Washington Alves de Oliveira, graduado em licenciatura matemática pela Unicamp, foi atraído para o estudo porque milita na área de segurança e conhece como as viaturas são utilizadas na segurança, sabendo das dificuldades em direcioná-las. Por isso se interessou em determinar um meio de criar rotas mais racionais de forma a melhorar os serviços oferecidos.
Ele considera que a forma de determinar rotas está pronta e independe do tamanho das regiões, embora o aumento da quantidade de dados torne o processo mais lento, o que pode ser resolvido com a utilização de uma linguagem mais eficiente.

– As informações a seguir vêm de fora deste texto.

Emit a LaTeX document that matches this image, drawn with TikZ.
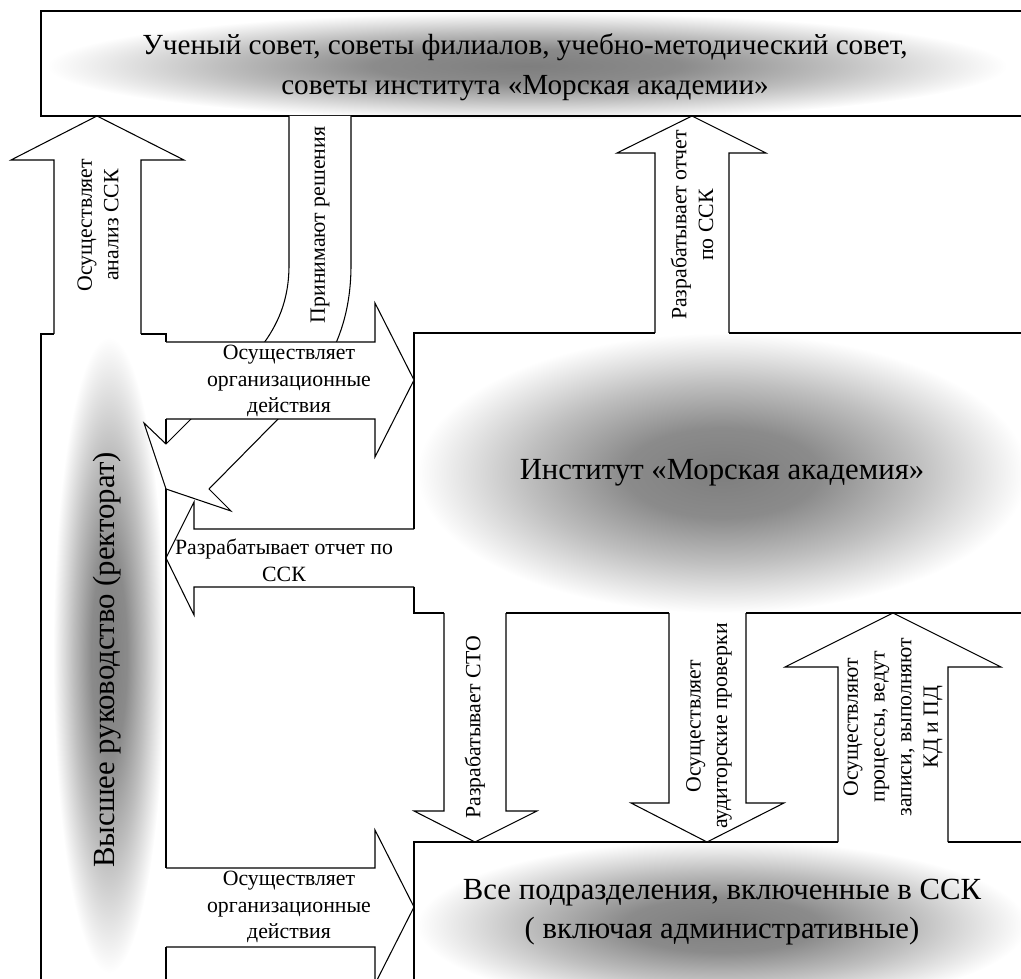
\documentclass[tikz,border=0pt]{standalone}
\usepackage{fontspec}
\setmainfont{Liberation Serif}
\usepackage{xcolor}
\definecolor{GLOWcolor}{HTML}{7e7e7e}
\usepackage{tikz}
\pgfdeclareradialshading{glow}{\pgfpoint{0bp}{0bp}}{%
    color(0bp)=(GLOWcolor); color(8bp)=(GLOWcolor!90!white);
    color(16bp)=(GLOWcolor!50!white); color(25bp)=(white); color(50bp)=(white)}

\begin{document}
\begin{tikzpicture}[x=0.02cm, y=-0.02cm, line width=0.6pt]

    \tikzset{%
        boxtext/.style={align=center, font=\fontsize{17.5}{22.1}\selectfont},
        toptext/.style={align=center, font=\fontsize{16.6}{22.9}\selectfont},
        arrowtext/.style={align=center, font=\fontsize{12.4}{15.2}\selectfont, inner sep=0pt},
        block/.style={fill=white},
    }

    \useasboundingbox (0, 0) rectangle (1021, 979);
    \clip (0, 0) rectangle (1021, 979);

    % glow behind the four boxes
    \shade [shading=glow] (527, 66) ellipse [x radius=480, y radius=54];
    \shade [shading=glow] (109, 655) ellipse [x radius=56, y radius=318];
    \shade [shading=glow] (722, 473) ellipse [x radius=305, y radius=140];
    \shade [shading=glow] (722, 925) ellipse [x radius=305, y radius=85];

    % boxes
    \draw (1031, 11) -- (41, 11) -- (41, 116) -- (1031, 116);
    \draw (54, 334) -- (41, 334) -- (41, 990);
    \draw (141, 334) -- (166, 334) -- (166, 342);
    \draw (166, 419) -- (166, 868);
    \draw (166, 947) -- (166, 990);
    \draw (655, 333) -- (414, 333) -- (414, 529);
    \draw (729, 333) -- (1031, 333);
    \draw (414, 587) -- (414, 613) -- (444, 613);
    \draw (506, 613) -- (669, 613);
    \draw (746, 613) -- (1031, 613);
    \draw (414, 990) -- (414, 842) -- (838, 842);
    \draw (948, 842) -- (1031, 842);

    % block arrows
    \draw (54, 334) -- (54, 160) -- (11, 160) -- (97, 116) -- (184, 160) -- (141, 160) -- (141, 334);
    \draw [block] (289, 116) -- (289, 265) .. controls (289, 335) and (245, 365) .. (191, 419)
        -- (166, 444) -- (144, 423) -- (166, 489) -- (231, 511) -- (209, 489)
        -- (278, 419) .. controls (322, 380) and (351, 335) .. (351, 265) -- (351, 116);
    \draw [block] (166, 342) -- (375, 342) -- (375, 303) -- (414, 380) -- (375, 457) -- (375, 419) -- (166, 419);
    \draw (655, 333) -- (655, 153) -- (617, 153) -- (692, 116) -- (766, 153) -- (729, 153) -- (729, 333);
    \draw (414, 529) -- (194, 529) -- (194, 502) -- (166, 558) -- (194, 615) -- (194, 587) -- (414, 587);
    \draw (444, 613) -- (444, 811) -- (414, 811) -- (475, 842) -- (537, 811) -- (506, 811) -- (506, 613);
    \draw (669, 613) -- (669, 803) -- (631, 803) -- (707, 842) -- (784, 803) -- (746, 803) -- (746, 613);
    \draw (838, 842) -- (838, 667) -- (785, 667) -- (893, 613) -- (1001, 667) -- (948, 667) -- (948, 842);
    \draw (166, 868) -- (375, 868) -- (375, 830) -- (414, 907) -- (375, 984) -- (375, 947) -- (166, 947);

    % texts
    \node [toptext] (council) at (525, 67) {Ученый совет, советы филиалов, учебно-методический совет,\\советы института «Морская академии»};
    \node [boxtext, rotate=90] (rector) at (107, 660) {Высшее руководство (ректорат)};
    \node [boxtext] (institute) at (722, 473) {Институт «Морская академия»};
    \node [boxtext] (units) at (722, 912) {Все подразделения, включенные в ССК\\( включая административные)};

    \node [arrowtext, rotate=90] (lblAnalysis) at (98, 225) {Осуществляет\\анализ ССК};
    \node [arrowtext, rotate=90] (lblDecide) at (320, 225) {Принимают решения};
    \node [arrowtext, rotate=90] (lblReportUp) at (692, 225) {Разрабатывает отчет\\по ССК};
    \node [arrowtext] (lblOrgTop) at (289, 381) {Осуществляет\\организационные\\действия};
    \node [arrowtext] (lblReportLeft) at (284, 560) {Разрабатывает отчет по\\ССК};
    \node [arrowtext, rotate=90] (lblSTO) at (475, 727) {Разрабатывает СТО};
    \node [arrowtext, rotate=90] (lblAudit) at (709, 726) {Осуществляет\\аудиторские проверки};
    \node [arrowtext, rotate=90] (lblProc) at (893, 727) {Осуществляют\\процессы, ведут\\записи, выполняют\\КД и ПД};
    \node [arrowtext] (lblOrgBottom) at (289, 907) {Осуществляет\\организационные\\действия};

\end{tikzpicture}
\end{document}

Julga muito interessante ter levado para o Imecc a questão da segurança porque, em geral, os órgãos de segurança, principalmente da área militar, têm regras mais rígidas para disponibilizar seus dados para a comunidade, diferentemente do que acontece em alguns outros países como os EUA e Canadá, onde esses problemas são estudados pela comunidade acadêmica. Ele acredita que o pioneirismo da iniciativa deve motivar, no futuro, outros pesquisadores, possibilitando a criação de referências nacionais, o que determinará que futuros trabalhos sejam desenvolvidos de forma menos solitária.
“Leva-se sozinho o peso de propor um problema não muito discutido no meio acadêmico. Isso nos deixa sem referência, pois não existem outros trabalhos tão próximos que possam oferecer parâmetros. É um pouco solitário”, admite o pesquisador, que menciona também as dificuldades na obtenção de dados. “As pessoas e os organismos da área de segurança não estão acostumados a esse tipo de trabalho e encontram-se tolhidos por ordens legais quanto ao fornecimento de informações que esse tipo de pesquisa exige, apesar de disporem de diversos registros que possibilitam vastas pesquisas. Acredito que daqui a algum tempo as coisas se tornarão muito mais fáceis”.